Navarro and her colleagues introduce a new approach to build a high-level parallel-loop template, targeting heterogeneous devices comprising mixed CPU and GPU devices. The solution adapts at run-time the size of the chunk of iterations that is delivered to each device on a work request. It dynamically adapts the computation to the different computation capabilities of the mixed devices, obtaining a better load balance transparently.

Wrede and his co-authors present an approach to apply swarm intelligence metaheuristics, specifically the Fish School Search, to solve hard optimization problems in the context of skeleton based libraries for high-level parallel programming. Their approach allows a better mapping of the abstract parallel skeletons to different types of parallel hardware and devices.

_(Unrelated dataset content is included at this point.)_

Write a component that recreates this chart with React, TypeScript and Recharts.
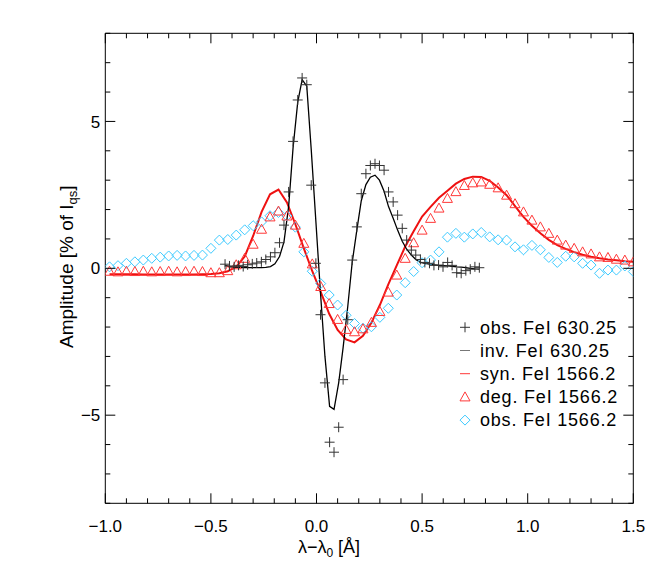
import React from "react";
import { ComposedChart, Line, Scatter, XAxis, YAxis } from "recharts";

// FeI 1566.2 wavelength grid [Å]
const wl1566 = [
  -0.98, -0.94, -0.9, -0.86, -0.82, -0.78, -0.74, -0.7, -0.66, -0.62, -0.58, -0.54, -0.5,
  -0.46, -0.42, -0.38, -0.34, -0.3, -0.26, -0.22, -0.18, -0.14, -0.1, -0.06, -0.02, 0.02,
  0.06, 0.1, 0.14, 0.18, 0.22, 0.26, 0.3, 0.34, 0.38, 0.42, 0.46, 0.5, 0.54, 0.58, 0.62,
  0.66, 0.7, 0.74, 0.78, 0.82, 0.86, 0.9, 0.94, 0.98, 1.02, 1.06, 1.1, 1.14, 1.18, 1.22,
  1.26, 1.3, 1.34, 1.38, 1.42, 1.46, 1.5,
];

// obs. FeI 1566.2 (diamonds)
const obs1566 = [
  0.05, 0.09, 0.17, 0.22, 0.28, 0.34, 0.38, 0.42, 0.44, 0.42, 0.44, 0.45, 0.68, 0.96, 0.98,
  1.13, 1.31, 1.45, 1.58, 1.79, 1.9, 1.78, 1.4, 0.56, -0.1, -0.52, -0.91, -1.25, -1.6, -1.88,
  -2.04, -1.99, -1.67, -1.36, -0.91, -0.49, -0.11, 0.19, 0.28, 0.56, 1.06, 1.19, 1.06, 1.17,
  1.22, 1.07, 0.97, 0.96, 0.73, 0.63, 0.78, 0.63, 0.37, 0.2, 0.41, 0.39, 0.17, 0.11, -0.17,
  -0.06, -0.06, 0.08, -0.11,
];

// deg. FeI 1566.2 (triangles)
const deg1566 = [
  -0.1, -0.12, -0.1, -0.11, -0.1, -0.12, -0.11, -0.1, -0.12, -0.11, -0.1, -0.11, -0.15,
  -0.15, -0.08, 0.12, 0.34, 0.82, 1.33, 1.75, 1.95, 1.78, 1.47, 0.85, 0.15, -0.62, -1.2,
  -1.74, -2.08, -2.16, -2.06, -1.84, -1.47, -0.81, -0.23, 0.34, 0.87, 1.3, 1.7, 2.05, 2.38,
  2.61, 2.82, 2.91, 2.94, 2.86, 2.74, 2.49, 2.2, 1.92, 1.64, 1.41, 1.19, 0.96, 0.79, 0.68,
  0.56, 0.49, 0.39, 0.37, 0.31, 0.28, 0.22,
];

// syn. FeI 1566.2 (red line)
const syn1566 = [
  -0.2, -0.2, -0.2, -0.2, -0.21, -0.21, -0.21, -0.21, -0.21, -0.21, -0.21, -0.2, -0.19,
  -0.17, -0.1, 0.05, 0.4, 1.1, 1.92, 2.52, 2.68, 2.24, 1.5, 0.68, -0.1, -0.8, -1.55, -2.1,
  -2.42, -2.52, -2.3, -1.85, -1.25, -0.55, 0.1, 0.74, 1.26, 1.76, 2.09, 2.4, 2.64, 2.88,
  3.04, 3.12, 3.11, 2.98, 2.75, 2.49, 2.12, 1.75, 1.45, 1.19, 0.97, 0.79, 0.66, 0.55, 0.46,
  0.39, 0.34, 0.3, 0.27, 0.24, 0.22,
];

// FeI 630.25 wavelength grid [Å]
const wl630 = [
  -0.433, -0.412, -0.39, -0.369, -0.347, -0.326, -0.304, -0.283, -0.261, -0.24, -0.218,
  -0.197, -0.175, -0.154, -0.132, -0.111, -0.089, -0.068, -0.046, -0.025, -0.003, 0.019,
  0.04, 0.062, 0.083, 0.105, 0.126, 0.148, 0.169, 0.191, 0.212, 0.234, 0.255, 0.277, 0.298,
  0.32, 0.341, 0.363, 0.384, 0.406, 0.427, 0.449, 0.47, 0.492, 0.513, 0.535, 0.556, 0.578,
  0.599, 0.621, 0.642, 0.664, 0.685, 0.707, 0.728, 0.75, 0.771,
];

// obs. FeI 630.25 (plus signs)
const obs630 = [
  0.14, 0.08, 0.05, 0.1, 0.06, 0.12, 0.15, 0.18, 0.22, 0.3, 0.39, 0.53, 0.87, 1.47, 2.6,
  4.32, 5.73, 6.48, 6.25, 2.83, 0.17, -1.58, -3.9, -5.92, -6.26, -5.41, -3.79, -1.75, 0.28,
  1.41, 2.54, 3.22, 3.5, 3.56, 3.5, 3.34, 2.6, 2.26, 1.81, 1.36, 0.96, 0.62, 0.45, 0.3, 0.2,
  0.17, 0.1, 0.11, 0.05, 0.2, 0.1, -0.15, -0.17, -0.08, -0.03, 0.05, 0.02,
];

// inv. FeI 630.25 (black line)
const inv630 = [
  0.1, 0.06, 0.04, 0.03, 0.02, 0.02, 0.02, 0.02, 0.02, 0.03, 0.06, 0.15, 0.4, 0.9, 2.1, 4.1,
  5.65, 6.42, 6.2, 4.05, 1.6, -0.85, -3.0, -4.7, -4.8, -3.9, -2.7, -1.3, 0.2, 1.3, 2.3,
  2.85, 3.1, 3.17, 3.0, 2.62, 2.1, 1.7, 1.3, 0.92, 0.65, 0.45, 0.3, 0.2, 0.17, 0.14, 0.12,
  0.1, 0.09, 0.08, 0.07, 0.05, 0.04, 0.02, 0.0, -0.02, -0.03,
];

const xTicks = [
  -1.0, -0.9, -0.8, -0.7, -0.6, -0.5, -0.4, -0.3, -0.2, -0.1, 0.0, 0.1, 0.2, 0.3, 0.4, 0.5,
  0.6, 0.7, 0.8, 0.9, 1.0, 1.1, 1.2, 1.3, 1.4, 1.5,
];
const yTicks = [-8, -7, -6, -5, -4, -3, -2, -1, 0, 1, 2, 3, 4, 5, 6, 7, 8];

const toPoints = (xs: number[], ys: number[]) => xs.map((x, i) => ({ x, y: ys[i] }));

const obs630Data = toPoints(wl630, obs630);
const inv630Data = toPoints(wl630, inv630);
const syn1566Data = toPoints(wl1566, syn1566);
const deg1566Data = toPoints(wl1566, deg1566);
const obs1566Data = toPoints(wl1566, obs1566);

const W = 650;
const H = 555;
const FONT = '"Liberation Sans", Arial, Helvetica, sans-serif';
const RED_LINE = "#ee1111";
const RED_MARK = "#ff3838";
const CYAN = "#3ccaff";
const GREY = "#333";

const fmt = (v: number, dec: number) => v.toFixed(dec).replace("-", "\u2212");

const isMajorX = (v: number) => Math.abs(v * 2 - Math.round(v * 2)) < 1e-6;
const isMajorY = (v: number) => Math.abs(v % 5) < 1e-6;

const makeTick = (side: "bottom" | "top" | "left" | "right") => (props: any) => {
  const { x, y, payload } = props;
  const v = payload.value as number;
  const major = side === "bottom" || side === "top" ? isMajorX(v) : isMajorY(v);
  const len = major ? 10 : 5;
  let line;
  if (side === "bottom") line = <line x1={x} y1={y} x2={x} y2={y - len} stroke="#000" />;
  else if (side === "top") line = <line x1={x} y1={y} x2={x} y2={y + len} stroke="#000" />;
  else if (side === "left") line = <line x1={x} y1={y} x2={x + len} y2={y} stroke="#000" />;
  else line = <line x1={x} y1={y} x2={x - len} y2={y} stroke="#000" />;
  return (
    <g>
      {line}
      {major && side === "bottom" && (
        <text x={x} y={y + 28.4} textAnchor="middle" fontSize={17} fontFamily={FONT} fill="#000">
          {fmt(v, 1)}
        </text>
      )}
      {major && side === "left" && (
        <text x={x - 5} y={y} dy="0.36em" textAnchor="end" fontSize={17} fontFamily={FONT} fill="#000">
          {fmt(v, 0)}
        </text>
      )}
    </g>
  );
};

const Plus = (p: any) => (
  <g stroke={GREY} strokeWidth={1}>
    <line x1={p.cx - 5} y1={p.cy} x2={p.cx + 5} y2={p.cy} />
    <line x1={p.cx} y1={p.cy - 5} x2={p.cx} y2={p.cy + 5} />
  </g>
);

const Triangle = (p: any) => (
  <polygon
    points={`${p.cx - 5},${p.cy + 4} ${p.cx + 5},${p.cy + 4} ${p.cx},${p.cy - 5}`}
    fill="none"
    stroke={RED_MARK}
    strokeWidth={1}
  />
);

const Diamond = (p: any) => (
  <polygon
    points={`${p.cx - 5},${p.cy} ${p.cx},${p.cy - 5} ${p.cx + 5},${p.cy} ${p.cx},${p.cy + 5}`}
    fill="none"
    stroke={CYAN}
    strokeWidth={1}
  />
);

const legendItems = [
  { name: "obs. FeI 630.25", kind: "plus" },
  { name: "inv. FeI 630.25", kind: "greyline" },
  { name: "syn. FeI 1566.2", kind: "redline" },
  { name: "deg. FeI 1566.2", kind: "triangle" },
  { name: "obs. FeI 1566.2", kind: "diamond" },
];

const LegendBox = () => {
  const sx = 457;
  const tx = 472;
  const y0 = 319.3;
  const dy = 23.2;
  return (
    <svg
      width={W}
      height={H}
      style={{ position: "absolute", left: 0, top: 0, pointerEvents: "none" }}
    >
      {legendItems.map((it, i) => {
        const cy = y0 + i * dy;
        let sym = null;
        if (it.kind === "plus") sym = <Plus cx={sx} cy={cy} />;
        if (it.kind === "greyline")
          sym = <line x1={sx - 5} y1={cy} x2={sx + 5} y2={cy} stroke="#777" strokeWidth={1} />;
        if (it.kind === "redline")
          sym = <line x1={sx - 5} y1={cy} x2={sx + 5} y2={cy} stroke={RED_MARK} strokeWidth={1} />;
        if (it.kind === "triangle") sym = <Triangle cx={sx} cy={cy} />;
        if (it.kind === "diamond") sym = <Diamond cx={sx} cy={cy} />;
        return (
          <g key={it.name}>
            {sym}
            <text
              x={tx}
              y={cy + 6.3}
              fontSize={18}
              letterSpacing={0.8}
              fontFamily={FONT}
              fill="#000"
            >
              {it.name}
            </text>
          </g>
        );
      })}
    </svg>
  );
};

const XTitle = () => (
  <text x={321} y={544.5} textAnchor="middle" fontSize={18} fontFamily={FONT} fill="#000">
    {"\u03bb\u2212\u03bb"}
    <tspan fontSize={12} dy={4}>
      0
    </tspan>
    <tspan dy={-4}>{" [\u00c5]"}</tspan>
  </text>
);

const YTitle = () => (
  <text
    x={0}
    y={0}
    transform="translate(65,258.7) rotate(-90)"
    textAnchor="middle"
    fontSize={19}
    fontFamily={FONT}
    fill="#000"
  >
    {"Amplitude [% of I"}
    <tspan fontSize={13} dy={4}>
      qs
    </tspan>
    <tspan dy={-4}>]</tspan>
  </text>
);

export default function App() {
  return (
    <div style={{ position: "relative", width: W, height: H }}>
      <ComposedChart
        width={W}
        height={H}
        margin={{ top: 15.3, right: 14.7, bottom: 9.7, left: 37.3 }}
      >
        <XAxis
          xAxisId="bottom"
          type="number"
          dataKey="x"
          domain={[-1, 1.5]}
          ticks={xTicks}
          interval={0}
          allowDataOverflow
          height={50}
          tickSize={0}
          tickMargin={0}
          tickLine={false}
          axisLine={{ stroke: "#000" }}
          tick={makeTick("bottom")}
          label={{ content: () => <XTitle /> }}
        />
        <XAxis
          xAxisId="top"
          orientation="top"
          type="number"
          dataKey="x"
          domain={[-1, 1.5]}
          ticks={xTicks}
          interval={0}
          allowDataOverflow
          height={10}
          tickSize={0}
          tickMargin={0}
          tickLine={false}
          axisLine={{ stroke: "#000" }}
          tick={makeTick("top")}
        />
        <YAxis
          yAxisId="left"
          type="number"
          dataKey="y"
          domain={[-8, 8]}
          ticks={yTicks}
          interval={0}
          allowDataOverflow
          width={60}
          tickSize={0}
          tickMargin={0}
          tickLine={false}
          axisLine={{ stroke: "#000" }}
          tick={makeTick("left")}
          label={{ content: () => <YTitle /> }}
        />
        <YAxis
          yAxisId="right"
          orientation="right"
          type="number"
          dataKey="y"
          domain={[-8, 8]}
          ticks={yTicks}
          interval={0}
          allowDataOverflow
          width={10}
          tickSize={0}
          tickMargin={0}
          tickLine={false}
          axisLine={{ stroke: "#000" }}
          tick={makeTick("right")}
        />
        <Scatter
          xAxisId="bottom"
          yAxisId="left"
          data={obs1566Data}
          dataKey="y"
          shape={Diamond}
          isAnimationActive={false}
        />
        <Scatter
          xAxisId="bottom"
          yAxisId="left"
          data={deg1566Data}
          dataKey="y"
          shape={Triangle}
          isAnimationActive={false}
        />
        <Line
          xAxisId="bottom"
          yAxisId="left"
          data={syn1566Data}
          dataKey="y"
          type="linear"
          stroke={RED_LINE}
          strokeWidth={2}
          dot={false}
          isAnimationActive={false}
        />
        <Scatter
          xAxisId="bottom"
          yAxisId="left"
          data={obs630Data}
          dataKey="y"
          shape={Plus}
          isAnimationActive={false}
        />
        <Line
          xAxisId="bottom"
          yAxisId="left"
          data={inv630Data}
          dataKey="y"
          type="linear"
          stroke="#000"
          strokeWidth={1.3}
          dot={false}
          isAnimationActive={false}
        />
      </ComposedChart>
      <LegendBox />
    </div>
  );
}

Griebler and his co-authors focus on the stream-parallel programming model. They study the applicability of several state-of-the-art parallel programming frameworks and libraries. They focus on Pthreads, TBB, FastFlow, and specifically Spar, a Domain-Specific Language that introduces a new approach for parallel stream programming. They use as case-study several well-known stream basic applications, such as Dedup, Ferret and Bzip2. They do comparative analysis of the different implementations and their performance, providing new insights on the abstraction and effectivity of the Spar approach.

The contribution of López-Fandiño and his colleagues present an application of abstract parallel programming to a case study: a GPU implementation of changes detection in Multitemporal Hyperspectral Images. Their framework exploits Change Vector Analysis with the Spectral Angle Mapper distance and Otsu’s thresholding, to obtain a high-level approach to this kind of programs with efficient implementations for GPUs.

These works study and propose solutions for important challenges to introduce high-level parallel programming approaches and applications. They provide solutions to increase the easy of programming and thus, contribute to the widespread adoption of parallel programming, paving the road to leverage the high-performance potential of the new and future parallel computing platforms.